WITH 2010 having now arrived on the calendar, time is passing quickly and reminding opposition leaders that they might not have too many opportunities left to change their standings before the June parliamentary elections. Many of the opposition parties are trying to catch up on what they have neglected or postponed in the past three and a half years and now at least the theoretical possibilities for pre-election cooperation are taking more concrete shape.
The biggest opposition party, the Slovak Democratic and Christian Union (SDKÚ), initiated a meeting of centre-right parties in mid-December that proved less than fruitful. Subsequently, the SDKÚ apparently decided to pick one of those parties and make it a partnership offer for the 2010 parliamentary elections. The relatively new and still rather small party Freedom and Solidarity (SaS), founded by economist Richard Sulík, was chosen as a potential partner.
“I believe it was a rather generous offer from SDKÚ, since it’s a bigger party with solid support and certain political and expert capital,” political analyst and director of the non-governmental Institute for Public Affairs Grigorij Mesežnikov told The Slovak Spectator. He said that the SDKÚ probably realised that a considerable portion of SaS voters are former or potential SDKÚ voters and that any differences in values between the two parties are not very large. As a result, SDKÚ hoped that voters would accept such cooperation.
However generous the offer might have been, the SaS Republican Council stated on January 5 that they would agree to such cooperation only if the coalition were led by someone other than SDKÚ leader Mikuláš Dzurinda, whom they labelled unacceptable to SaS voters.
“Dzurinda as a leader doesn’t come into consideration for those of our voters who vote for us in protest against him,” Sulík explained on his blog. “The result would be that a coalition of the SDKÚ and SaS with Dzurinda as the leader would get about the same number of votes as the SDKÚ alone if SaS did not exist.”
The SDKÚ, in turn, called that condition unacceptable and labelled the SaS response as being not serious.
“We gave a serious offer to SaS, but we don’t consider their answer to be a serious one,” SDKÚ deputy chairman Ivan Mikloš said, as quoted by the SITA newswire.
“Calling our answer not serious is a sign of desperation and I have to say I expected more from experienced politicians,” Sulík wrote in reaction. He also commented that there are several people within the SDKÚ he could imagine as a leader of the potential coalition, specifically naming former opposition presidential candidate Iveta Radičová.
Radičová said she cannot imagine herself as the leader of such a coalition. The TA3 private TV news channel reported that she is even considering withdrawing from political life, depending on how her party accepts the election programme she is currently preparing in the social area.
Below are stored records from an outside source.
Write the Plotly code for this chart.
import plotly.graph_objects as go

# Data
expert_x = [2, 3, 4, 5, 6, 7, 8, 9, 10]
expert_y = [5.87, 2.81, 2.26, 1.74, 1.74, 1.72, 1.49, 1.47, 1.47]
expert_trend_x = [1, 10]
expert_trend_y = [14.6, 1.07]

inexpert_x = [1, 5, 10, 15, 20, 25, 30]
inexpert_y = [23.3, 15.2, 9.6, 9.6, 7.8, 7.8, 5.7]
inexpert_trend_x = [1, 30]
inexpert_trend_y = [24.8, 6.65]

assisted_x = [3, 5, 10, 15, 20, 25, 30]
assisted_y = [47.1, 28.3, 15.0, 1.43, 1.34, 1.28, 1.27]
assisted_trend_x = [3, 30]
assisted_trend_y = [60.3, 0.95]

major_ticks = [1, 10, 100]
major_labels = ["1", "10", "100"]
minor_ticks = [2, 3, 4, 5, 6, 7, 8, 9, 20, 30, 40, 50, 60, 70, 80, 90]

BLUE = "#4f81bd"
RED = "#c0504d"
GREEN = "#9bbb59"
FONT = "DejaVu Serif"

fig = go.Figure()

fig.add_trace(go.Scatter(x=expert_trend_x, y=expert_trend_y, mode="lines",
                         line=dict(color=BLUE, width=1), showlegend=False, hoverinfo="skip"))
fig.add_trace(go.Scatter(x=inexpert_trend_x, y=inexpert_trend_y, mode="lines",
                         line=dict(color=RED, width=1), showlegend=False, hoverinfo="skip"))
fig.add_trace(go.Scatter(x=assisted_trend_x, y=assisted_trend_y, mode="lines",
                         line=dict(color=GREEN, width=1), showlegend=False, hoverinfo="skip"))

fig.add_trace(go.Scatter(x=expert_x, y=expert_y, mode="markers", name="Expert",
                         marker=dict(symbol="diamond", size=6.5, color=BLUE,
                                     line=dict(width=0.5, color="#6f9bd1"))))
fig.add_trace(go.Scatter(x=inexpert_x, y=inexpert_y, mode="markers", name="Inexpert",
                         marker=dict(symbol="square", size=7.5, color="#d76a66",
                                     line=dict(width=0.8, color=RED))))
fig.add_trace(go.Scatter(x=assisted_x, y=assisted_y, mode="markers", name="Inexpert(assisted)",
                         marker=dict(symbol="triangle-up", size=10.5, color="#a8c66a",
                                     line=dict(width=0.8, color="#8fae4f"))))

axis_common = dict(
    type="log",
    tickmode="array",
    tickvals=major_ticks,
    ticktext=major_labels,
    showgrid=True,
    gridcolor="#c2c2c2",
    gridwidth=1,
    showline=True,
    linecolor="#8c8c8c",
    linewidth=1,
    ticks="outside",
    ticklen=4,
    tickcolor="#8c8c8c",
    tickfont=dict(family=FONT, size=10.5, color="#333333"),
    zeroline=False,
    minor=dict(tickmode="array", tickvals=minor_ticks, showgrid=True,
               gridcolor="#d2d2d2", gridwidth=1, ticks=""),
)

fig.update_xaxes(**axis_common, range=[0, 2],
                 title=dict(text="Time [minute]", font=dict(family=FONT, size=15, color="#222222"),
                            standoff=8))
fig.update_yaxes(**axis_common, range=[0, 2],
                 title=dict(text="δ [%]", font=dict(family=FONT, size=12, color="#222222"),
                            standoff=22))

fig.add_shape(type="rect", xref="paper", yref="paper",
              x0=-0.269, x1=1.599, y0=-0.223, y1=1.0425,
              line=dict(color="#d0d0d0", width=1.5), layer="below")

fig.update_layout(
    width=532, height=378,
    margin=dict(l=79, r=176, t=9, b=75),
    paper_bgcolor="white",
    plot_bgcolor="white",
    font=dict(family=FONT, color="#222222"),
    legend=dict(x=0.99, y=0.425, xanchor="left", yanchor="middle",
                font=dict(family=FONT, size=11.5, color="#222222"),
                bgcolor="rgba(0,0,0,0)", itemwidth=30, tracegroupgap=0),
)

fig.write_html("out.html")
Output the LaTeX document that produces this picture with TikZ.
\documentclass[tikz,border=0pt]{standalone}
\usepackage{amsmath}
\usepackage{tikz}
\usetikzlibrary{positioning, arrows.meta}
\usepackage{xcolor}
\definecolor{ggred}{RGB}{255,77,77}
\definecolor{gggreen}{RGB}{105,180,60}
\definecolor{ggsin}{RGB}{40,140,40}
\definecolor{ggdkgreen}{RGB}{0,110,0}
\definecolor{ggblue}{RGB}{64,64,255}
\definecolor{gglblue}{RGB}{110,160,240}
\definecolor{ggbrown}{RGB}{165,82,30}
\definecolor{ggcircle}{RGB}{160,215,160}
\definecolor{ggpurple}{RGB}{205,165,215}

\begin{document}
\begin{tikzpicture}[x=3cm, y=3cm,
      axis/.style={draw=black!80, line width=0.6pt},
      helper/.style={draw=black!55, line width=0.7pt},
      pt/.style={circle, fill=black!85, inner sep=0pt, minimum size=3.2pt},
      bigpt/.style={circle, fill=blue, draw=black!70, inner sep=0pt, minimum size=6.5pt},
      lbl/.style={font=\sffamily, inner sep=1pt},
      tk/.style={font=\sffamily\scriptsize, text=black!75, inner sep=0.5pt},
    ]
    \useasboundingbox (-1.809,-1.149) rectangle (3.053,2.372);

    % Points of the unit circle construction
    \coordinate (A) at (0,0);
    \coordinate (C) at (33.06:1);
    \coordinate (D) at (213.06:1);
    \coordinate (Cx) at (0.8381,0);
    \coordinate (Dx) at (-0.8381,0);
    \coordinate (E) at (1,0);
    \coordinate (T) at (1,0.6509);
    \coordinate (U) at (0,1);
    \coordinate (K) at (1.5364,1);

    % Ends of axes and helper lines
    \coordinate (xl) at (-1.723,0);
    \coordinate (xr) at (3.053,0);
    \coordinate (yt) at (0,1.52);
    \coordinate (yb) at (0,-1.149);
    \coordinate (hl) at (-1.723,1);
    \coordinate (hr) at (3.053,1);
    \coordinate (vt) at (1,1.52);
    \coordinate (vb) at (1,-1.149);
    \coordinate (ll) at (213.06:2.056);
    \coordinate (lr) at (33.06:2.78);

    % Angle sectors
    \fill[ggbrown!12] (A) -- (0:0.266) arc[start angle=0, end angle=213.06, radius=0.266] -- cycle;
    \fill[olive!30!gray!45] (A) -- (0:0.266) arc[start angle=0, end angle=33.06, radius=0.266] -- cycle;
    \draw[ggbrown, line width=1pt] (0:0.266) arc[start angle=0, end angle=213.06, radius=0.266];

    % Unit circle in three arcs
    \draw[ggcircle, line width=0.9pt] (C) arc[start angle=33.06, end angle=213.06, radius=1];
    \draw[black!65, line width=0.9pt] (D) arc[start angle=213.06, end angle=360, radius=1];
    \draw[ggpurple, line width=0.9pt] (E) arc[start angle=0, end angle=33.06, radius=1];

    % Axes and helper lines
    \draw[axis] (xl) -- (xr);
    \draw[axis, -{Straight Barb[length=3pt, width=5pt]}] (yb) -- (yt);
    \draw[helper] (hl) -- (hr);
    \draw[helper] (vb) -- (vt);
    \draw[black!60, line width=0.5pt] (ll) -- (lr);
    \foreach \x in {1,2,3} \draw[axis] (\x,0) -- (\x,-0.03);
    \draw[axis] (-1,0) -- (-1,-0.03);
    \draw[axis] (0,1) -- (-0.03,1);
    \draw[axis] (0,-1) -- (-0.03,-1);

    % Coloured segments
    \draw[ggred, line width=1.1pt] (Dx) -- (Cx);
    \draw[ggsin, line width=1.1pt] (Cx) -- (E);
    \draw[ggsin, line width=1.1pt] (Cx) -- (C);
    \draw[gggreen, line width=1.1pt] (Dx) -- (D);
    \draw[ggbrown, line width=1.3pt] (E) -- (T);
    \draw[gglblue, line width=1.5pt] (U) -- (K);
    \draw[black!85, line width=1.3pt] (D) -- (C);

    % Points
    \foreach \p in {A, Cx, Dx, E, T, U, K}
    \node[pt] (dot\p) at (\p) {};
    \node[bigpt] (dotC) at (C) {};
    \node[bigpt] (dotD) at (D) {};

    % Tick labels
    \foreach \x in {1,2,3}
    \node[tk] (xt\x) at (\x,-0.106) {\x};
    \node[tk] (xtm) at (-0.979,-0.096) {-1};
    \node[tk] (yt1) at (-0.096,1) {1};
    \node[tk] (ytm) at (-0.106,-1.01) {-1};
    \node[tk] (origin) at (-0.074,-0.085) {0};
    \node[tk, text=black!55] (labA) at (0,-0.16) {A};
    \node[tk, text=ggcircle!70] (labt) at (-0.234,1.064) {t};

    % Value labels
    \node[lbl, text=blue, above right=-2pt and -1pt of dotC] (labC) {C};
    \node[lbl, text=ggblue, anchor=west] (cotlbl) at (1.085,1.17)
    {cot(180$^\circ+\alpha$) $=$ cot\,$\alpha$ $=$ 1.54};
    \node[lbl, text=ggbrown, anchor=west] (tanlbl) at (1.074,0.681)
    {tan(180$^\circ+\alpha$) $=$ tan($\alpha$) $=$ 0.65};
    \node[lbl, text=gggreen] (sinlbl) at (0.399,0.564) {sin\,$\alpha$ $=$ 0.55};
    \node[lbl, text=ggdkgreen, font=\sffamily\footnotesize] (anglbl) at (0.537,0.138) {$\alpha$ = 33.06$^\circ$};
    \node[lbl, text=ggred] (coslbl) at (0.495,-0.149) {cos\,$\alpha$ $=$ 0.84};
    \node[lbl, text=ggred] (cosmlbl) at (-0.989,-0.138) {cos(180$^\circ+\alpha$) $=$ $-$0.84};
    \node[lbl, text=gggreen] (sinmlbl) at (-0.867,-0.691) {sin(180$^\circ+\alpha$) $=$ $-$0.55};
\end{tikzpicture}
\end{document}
“The reaction of SaS shows that the party is programme-wise relatively close to SDKÚ, but
politically not very experienced,” Mesežnikov said. “Even if the reservations about the leader of another party are legitimate and are understandable, solving them in public was not very good tactics on the part of SaS if they were serious about cooperation with SDKÚ.”
Mesežnikov admits, however, that it might not have been any lack of political experience on the part of SaS but rather a political gambit with the aim of winning over some SDKÚ voters.
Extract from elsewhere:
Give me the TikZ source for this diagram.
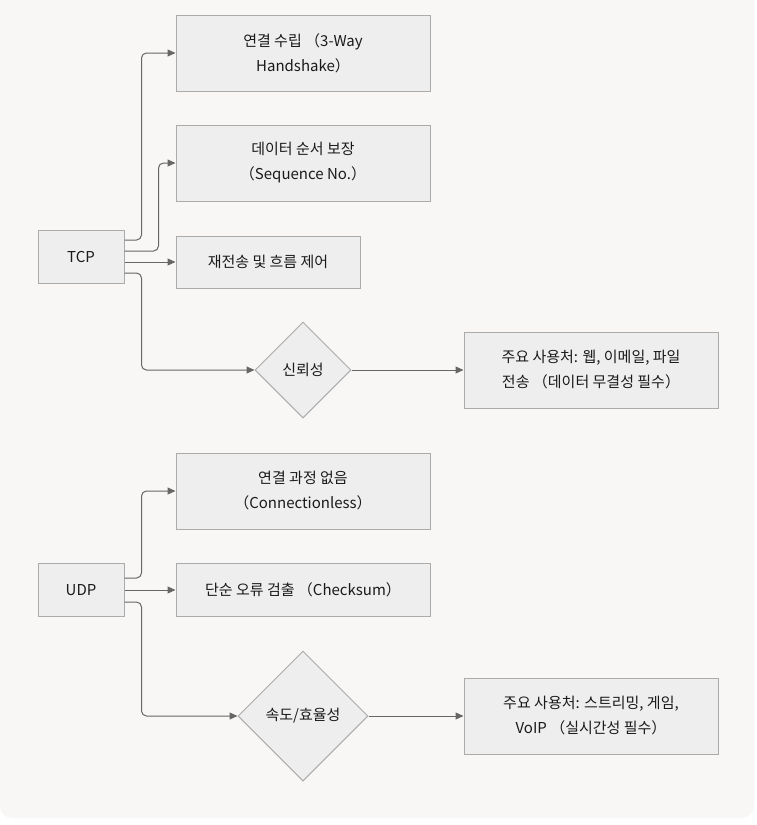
\documentclass[tikz,border=0pt]{standalone}
\usepackage{fontspec}
\setmainfont{Noto Sans CJK KR}
\usetikzlibrary{positioning,shapes.geometric,arrows.meta}

\definecolor{bgpanel}{HTML}{F8F7F5}
\definecolor{boxfill}{HTML}{EEEEEE}
\definecolor{boxline}{HTML}{ABABAB}
\definecolor{linkgray}{HTML}{666666}
\definecolor{textdark}{HTML}{1A1A1A}

\tikzset{
    proto/.style={draw=boxline, fill=boxfill, line width=1pt, inner sep=0pt,
        minimum width=86pt, minimum height=53pt, text=textdark,
        font=\fontsize{15}{25}\selectfont, align=center},
    feat/.style={proto, minimum width=254pt, minimum height=76pt},
    gate/.style={proto, diamond, aspect=1},
    link/.style={draw=linkgray, line width=1pt, rounded corners=5pt,
        -{Triangle[length=8pt,width=7pt]}},
}

\begin{document}
\begin{tikzpicture}[x=1pt,y=-1pt]
    \useasboundingbox (0,0) rectangle (756,825);
    \fill[white] (0,0) rectangle (756,825);
    \fill[bgpanel] (0,0) -- (754,0) [rounded corners=12pt] -- (754,818) -- (0,818) [sharp corners] -- cycle;

    % TCP
    \node[proto] (tcp) at (81,257) {TCP};
    \node[feat] (hand) at (303,53) {연결 수립 （3-Way\\Handshake）};
    \node[feat] (seq) at (303,163) {데이터 순서 보장\\（Sequence No.）};
    \node[proto, minimum width=184pt, minimum height=52pt] (retx) at (268,262) {재전송 및 흐름 제어};
    \node[gate, minimum width=96pt, minimum height=96pt] (rel) at (303,370) {신뢰성};
    \node[feat] (tcpuse) at (591,370) {주요 사용처: 웹, 이메일, 파일\\전송 （데이터 무결성 필수）};

    \draw[link] ([yshift=17pt]tcp.east) -- ++(17,0) |- (hand.west);
    \draw[link] ([yshift=6pt]tcp.east) -- ++(34,0) |- (seq.west);
    \draw[link] ([yshift=-5pt]tcp.east) -- ([yshift=-5pt]tcp.east -| retx.west);
    \draw[link] ([yshift=-16pt]tcp.east) -- ++(17,0) |- (rel.west);
    \draw[link] (rel) -- (tcpuse);

    % UDP
    \node[proto] (udp) at (81,590) {UDP};
    \node[feat] (noconn) at (303,491) {연결 과정 없음\\（Connectionless）};
    \node[proto, minimum width=254pt] (chk) at (303,590) {단순 오류 검출 （Checksum）};
    \node[gate, minimum width=130pt, minimum height=130pt] (speed) at (303,716) {속도/효율성};
    \node[feat] (udpuse) at (591,716) {주요 사용처: 스트리밍, 게임,\\VoIP （실시간성 필수）};

    \draw[link] ([yshift=12pt]udp.east) -- ++(17,0) |- (noconn.west);
    \draw[link] (udp) -- (chk);
    \draw[link] ([yshift=-12pt]udp.east) -- ++(17,0) |- (speed.west);
    \draw[link] (speed) -- (udpuse);

\end{tikzpicture}
\end{document}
Within a few days of the end of discussions between SaS and the SDKÚ, SaS approached another newcomer on the Slovak political scene, the Most-Híd party founded by Bela Bugár, who left the Hungarian Coalition Party (SMK) last year. Bugár announced on January 11 that his party will hold talks with SaS about three possible forms of pre-election cooperation, including the creation of an election coalition. Most-Híd has appointed a negotiating team for this purpose, the TASR newswire reported.
Mesežnikov believes that cooperation between SaS and Most-Híd might be successful for the parliamentary elections, characterising both parties as in the same “weight category” in regard to voters’ support and noting that they are both relatively new on the political scene.
“I believe voters would accept this union, but still, the voter base of the two parties is rather different and the differences on issues are bigger than those between, for instance, SDKÚ and SaS,” Mesežnikov said. He added that the two parties – which surveys show each have about 5-percent voter support – might be able to surpass the 7-percent threshold required for an formal election coalition to get seats in parliament.
“And that would be an acceptable result overall, because if neither party made it to the parliament it would be a loss [for the centre-right of the political spectrum],” Mesežnikov said.
TASR quoted Bugár as saying that he considered the creation of a formal election coalition, which would need 7 percent of the votes to enter the parliament, risky but that he would rather go for new joint party which would require only 5 percent of the votes to make it into parliament.